Sagging (in response to the Oct. 29 Tracy Press, “Below-the-belt fad still high fashion among teens”) is a fashion trend that has gone past the boundaries of decency.
When is something too much? It’s when you expose your underwear to the public when you’re bending over to pick something up. Or when you’re showing too much skin.
It’s not just the guys, but the girls, too.
I can understand that teenagers all want to express their own style. I used to change out of the polyester shirt and slacks that my mom wanted me to wear after she’d gone to work, so I could wear my T-shirt and jeans. She caught me once and was upset, but she relaxed her standards after that, as she understood I didn’t want to stick out like a sore-thumb-nerdy-dork in polyester.
Today’s clothing crosses the lines, though. Whether the guys are sagging at home is irrelevant, as the clothing is so baggy that all they have to do is pull up their pants until they get to school. They try to disguise it with baggy shirts, and shorts (only sometimes) under the pants, but it’s still the same idea.

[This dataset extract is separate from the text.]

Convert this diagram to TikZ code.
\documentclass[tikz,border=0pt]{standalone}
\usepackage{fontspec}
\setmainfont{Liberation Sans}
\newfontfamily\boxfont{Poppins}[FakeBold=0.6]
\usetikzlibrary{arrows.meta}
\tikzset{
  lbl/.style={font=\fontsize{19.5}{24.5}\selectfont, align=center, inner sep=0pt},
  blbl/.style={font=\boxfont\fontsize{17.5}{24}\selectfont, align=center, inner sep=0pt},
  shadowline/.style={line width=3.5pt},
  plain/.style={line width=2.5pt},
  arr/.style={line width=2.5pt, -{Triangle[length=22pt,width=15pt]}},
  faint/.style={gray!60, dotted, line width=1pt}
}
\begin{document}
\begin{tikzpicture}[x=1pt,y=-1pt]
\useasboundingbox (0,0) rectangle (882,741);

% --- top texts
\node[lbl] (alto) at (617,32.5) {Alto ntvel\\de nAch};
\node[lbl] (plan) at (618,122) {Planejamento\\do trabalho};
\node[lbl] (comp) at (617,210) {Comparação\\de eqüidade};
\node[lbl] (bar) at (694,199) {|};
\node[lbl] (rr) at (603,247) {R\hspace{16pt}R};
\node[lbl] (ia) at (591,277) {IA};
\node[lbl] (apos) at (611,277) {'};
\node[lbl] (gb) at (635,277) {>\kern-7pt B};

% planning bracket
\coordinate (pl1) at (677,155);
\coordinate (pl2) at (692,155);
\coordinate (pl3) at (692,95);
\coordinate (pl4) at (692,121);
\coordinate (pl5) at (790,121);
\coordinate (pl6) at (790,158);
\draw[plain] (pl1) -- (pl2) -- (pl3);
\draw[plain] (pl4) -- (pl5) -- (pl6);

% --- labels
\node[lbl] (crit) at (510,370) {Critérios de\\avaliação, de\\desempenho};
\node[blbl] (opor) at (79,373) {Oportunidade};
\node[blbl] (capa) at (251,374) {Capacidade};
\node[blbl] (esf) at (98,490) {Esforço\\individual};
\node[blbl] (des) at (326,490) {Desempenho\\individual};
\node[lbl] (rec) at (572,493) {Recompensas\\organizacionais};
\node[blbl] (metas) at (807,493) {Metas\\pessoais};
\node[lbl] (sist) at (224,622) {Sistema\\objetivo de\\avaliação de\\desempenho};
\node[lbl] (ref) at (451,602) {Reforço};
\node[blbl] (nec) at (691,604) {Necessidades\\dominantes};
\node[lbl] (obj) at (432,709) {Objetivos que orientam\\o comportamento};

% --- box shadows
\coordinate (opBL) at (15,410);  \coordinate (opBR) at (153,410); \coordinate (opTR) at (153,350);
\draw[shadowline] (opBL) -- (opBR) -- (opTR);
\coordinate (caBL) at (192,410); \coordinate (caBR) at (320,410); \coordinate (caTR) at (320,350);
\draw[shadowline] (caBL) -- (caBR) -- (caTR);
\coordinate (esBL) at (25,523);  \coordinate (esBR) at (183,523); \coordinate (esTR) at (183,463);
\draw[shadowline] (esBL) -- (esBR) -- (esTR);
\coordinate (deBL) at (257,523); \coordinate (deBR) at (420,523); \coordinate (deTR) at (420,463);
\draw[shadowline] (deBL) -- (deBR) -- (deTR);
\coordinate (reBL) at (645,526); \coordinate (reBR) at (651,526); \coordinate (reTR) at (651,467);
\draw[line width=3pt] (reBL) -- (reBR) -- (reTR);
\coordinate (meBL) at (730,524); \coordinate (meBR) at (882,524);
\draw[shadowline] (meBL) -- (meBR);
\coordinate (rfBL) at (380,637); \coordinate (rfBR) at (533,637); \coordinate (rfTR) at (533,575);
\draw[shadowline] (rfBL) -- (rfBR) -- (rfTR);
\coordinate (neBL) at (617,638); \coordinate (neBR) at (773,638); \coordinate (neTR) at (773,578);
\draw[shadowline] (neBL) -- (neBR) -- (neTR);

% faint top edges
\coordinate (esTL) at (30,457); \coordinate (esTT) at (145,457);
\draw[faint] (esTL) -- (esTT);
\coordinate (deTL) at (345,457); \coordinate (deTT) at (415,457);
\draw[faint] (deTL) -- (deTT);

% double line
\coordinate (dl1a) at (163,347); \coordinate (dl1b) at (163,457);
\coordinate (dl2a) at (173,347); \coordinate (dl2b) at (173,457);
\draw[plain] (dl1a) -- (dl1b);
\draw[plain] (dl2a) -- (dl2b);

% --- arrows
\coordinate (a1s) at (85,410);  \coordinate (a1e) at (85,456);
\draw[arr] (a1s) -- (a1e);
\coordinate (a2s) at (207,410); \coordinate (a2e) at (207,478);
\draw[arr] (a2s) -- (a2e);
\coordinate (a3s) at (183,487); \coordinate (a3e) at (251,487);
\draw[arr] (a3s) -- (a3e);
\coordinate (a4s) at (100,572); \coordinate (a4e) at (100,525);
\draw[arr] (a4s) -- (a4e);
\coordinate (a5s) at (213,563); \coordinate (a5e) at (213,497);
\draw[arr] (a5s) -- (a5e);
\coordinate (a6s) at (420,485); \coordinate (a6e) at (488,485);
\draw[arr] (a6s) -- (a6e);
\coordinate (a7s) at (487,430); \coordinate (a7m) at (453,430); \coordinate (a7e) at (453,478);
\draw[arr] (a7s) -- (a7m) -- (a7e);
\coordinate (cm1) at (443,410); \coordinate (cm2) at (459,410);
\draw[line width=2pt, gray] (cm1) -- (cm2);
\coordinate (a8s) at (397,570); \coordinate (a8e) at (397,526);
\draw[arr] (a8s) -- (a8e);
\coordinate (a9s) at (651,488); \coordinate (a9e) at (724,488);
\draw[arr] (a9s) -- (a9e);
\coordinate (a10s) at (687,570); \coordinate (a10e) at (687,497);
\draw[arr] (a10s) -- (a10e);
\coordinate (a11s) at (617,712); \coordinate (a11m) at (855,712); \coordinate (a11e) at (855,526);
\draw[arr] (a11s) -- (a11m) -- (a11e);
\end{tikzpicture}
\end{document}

It’s mainly defiance to say, “What are you going to do about it? Huh?”
I’ve had plenty of experience as a substitute teacher of questioning how closely the high schools stick to the dress code. Guys are sagging, usually with boxers or briefs showing whenever they sit or bend or if their shirts don’t hang low enough. And girls are wearing lingerie camisoles with all their glory showing when they hunch over their desk to write.

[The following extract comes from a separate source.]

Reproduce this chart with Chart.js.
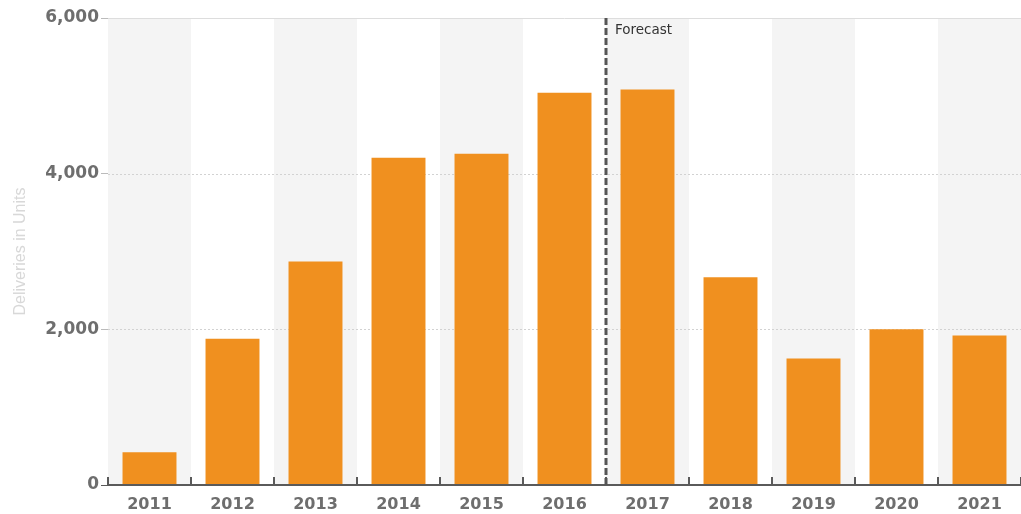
<!DOCTYPE html>
<html>
<head>
<meta charset="utf-8">
<script src="https://cdn.jsdelivr.net/npm/chart.js@4"></script>
<style>
  html, body { margin: 0; padding: 0; background: #fff; }
  #wrap { width: 1021px; height: 514px; position: relative; }
</style>
</head>
<body>
<div id="wrap"><canvas id="chartDeliveries"></canvas></div>
<script>
const years = ['2011', '2012', '2013', '2014', '2015', '2016', '2017', '2018', '2019', '2020', '2021']
const deliveries = [420, 1880, 2870, 4205, 4255, 5040, 5080, 2670, 1625, 2000, 1920]
const yTicks = [0, 2000, 4000, 6000]
const forecastFrom = '2017'

// fondos alternos, rejilla, marcas del eje x y la linea de pronostico
const decorations = {
  id: 'decorations',
  beforeDatasetsDraw(chart) {
    const { ctx, chartArea: a, scales: { x, y } } = chart
    const step = x.getPixelForValue(1) - x.getPixelForValue(0)
    ctx.save()
    years.forEach((yr, i) => {
      if (i % 2 === 0) {
        const cx = x.getPixelForValue(i)
        ctx.fillStyle = '#f4f4f4'
        ctx.fillRect(cx - step / 2, a.top, step, a.bottom - a.top)
      }
    })
    yTicks.forEach(v => {
      if (v === 0) return
      const py = Math.round(y.getPixelForValue(v)) + 0.5
      ctx.strokeStyle = v === 6000 ? '#dddddd' : '#d2d2d2'
      ctx.lineWidth = 1
      ctx.setLineDash(v === 6000 ? [] : [2, 2])
      ctx.beginPath()
      ctx.moveTo(a.left, py)
      ctx.lineTo(a.right, py)
      ctx.stroke()
    })
    ctx.restore()
  },
  afterDatasetsDraw(chart) {
    const { ctx, chartArea: a, scales: { x, y } } = chart
    const step = x.getPixelForValue(1) - x.getPixelForValue(0)
    ctx.save()
    // eje x
    ctx.strokeStyle = '#5a5a5a'
    ctx.lineWidth = 2
    ctx.beginPath()
    ctx.moveTo(a.left, a.bottom)
    ctx.lineTo(a.right, a.bottom)
    ctx.stroke()
    for (let i = 0; i <= years.length; i++) {
      const px = x.getPixelForValue(0) - step / 2 + i * step
      ctx.beginPath()
      ctx.moveTo(px, a.bottom)
      ctx.lineTo(px, a.bottom - 8)
      ctx.stroke()
    }
    // linea de pronostico
    const fi = years.indexOf(forecastFrom)
    const fx = x.getPixelForValue(fi) - step / 2
    ctx.strokeStyle = '#555555'
    ctx.lineWidth = 3
    ctx.setLineDash([7, 3])
    ctx.beginPath()
    ctx.moveTo(fx, a.top)
    ctx.lineTo(fx, a.bottom)
    ctx.stroke()
    ctx.setLineDash([])
    ctx.fillStyle = '#333333'
    ctx.font = '13.5px "DejaVu Sans", sans-serif'
    ctx.textBaseline = 'middle'
    ctx.fillText('Forecast', fx + 9, a.top + 12)
    ctx.restore()
  },
}

const ctx = document.getElementById('chartDeliveries').getContext('2d')

new Chart(ctx, {
  type: 'bar',
  data: {
    labels: years,
    datasets: [
      {
        label: 'Deliveries',
        data: deliveries,
        backgroundColor: '#f0901f',
        borderWidth: 0,
        categoryPercentage: 1,
        barPercentage: 0.65,
      },
    ],
  },
  options: {
    responsive: true,
    maintainAspectRatio: false,
    animation: false,
    layout: { padding: { top: 18, right: 0, bottom: 0, left: 0 } },
    plugins: {
      legend: { display: false },
      tooltip: { enabled: false },
    },
    scales: {
      x: {
        grid: { display: false },
        border: { display: false },
        ticks: {
          color: '#6e6e6e',
          padding: 2,
          font: { family: '"DejaVu Sans", sans-serif', size: 16, weight: 'bold' },
        },
        afterFit: s => { s.height = 29 },
      },
      y: {
        min: 0,
        max: 6000,
        afterBuildTicks: s => { s.ticks = yTicks.map(v => ({ value: v })) },
        grid: {
          drawOnChartArea: false,
          color: '#bbbbbb',
          tickLength: 7,
          tickColor: ctx2 => (ctx2.tick && ctx2.tick.value === 0 ? '#5a5a5a' : '#bbbbbb'),
        },
        border: { display: false },
        ticks: {
          color: '#6e6e6e',
          padding: 2,
          font: { family: '"DejaVu Sans", sans-serif', size: 17, weight: 'bold' },
          callback: v => v.toLocaleString('en-US'),
        },
        title: {
          display: true,
          text: 'Deliveries in Units',
          color: '#d8d8d8',
          padding: { top: 11, bottom: 0 },
          font: { family: '"Liberation Sans", Arial, sans-serif', size: 16 },
        },
        afterFit: s => { s.width = 108 },
      },
    },
  },
  plugins: [decorations],
})
</script>
</body>
</html>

Do they know the power they are exhibiting with this display of skin? Do they really want the unwelcome advances that might come along with it?
It’s about time that schools start enforcing dress codes and update them to include a ban on revealing undergarments.
I have a girlfriend whose daughter is always asking me for my “sub stories,” as she puts them, and I have plenty of dress code tales to tell her.
One day there was a girl in hip huggers (which are supposedly against dress code), who’d decided to bend over and hug her friends, and she had cleavage of the plumber’s variety showing. Another day, that same girl was in one of my classes, and when she was done with her assignment, she proceeded to turn around in the desk, sitting backward astride the chair. I nearly laughed as the size-tag on her underwear was standing up, but it didn’t cover nearly enough real estate.
And with the guys, most times I get the eye-rolling as they pull their pants up at my request. But I’ve also had one boy who sneered at me and proceeded to act as if he was yanking his pants up two times before I offered to send him to the counseling office.
This is not to even mention the hats, beanies and hoodies. Even when the room is warm, the guys will try to keep them on, as it’s their cool “trademark” look.
But removing them is a sign of respect and citizenship. You can have your attitude and coolness of hats out in the elements, but it’s not needed inside.
Unfortunately, sometimes this bad behavior is rewarded in schools by teachers who just throw up their hands and say, “What can you do?”
When that happens, the students can take the power of bullying to a new level for the next time. Or they get mixed messages of what’s acceptable.
Teenagers haven’t changed, as they’ve always challenged the system. It’s the administration that needs to stand up and say: The defiance stops here.
• Deborah Littleton is a substitute teacher, stay-at-home mom and Tracy arts commissioner. She’s lived in Tracy for 13 years.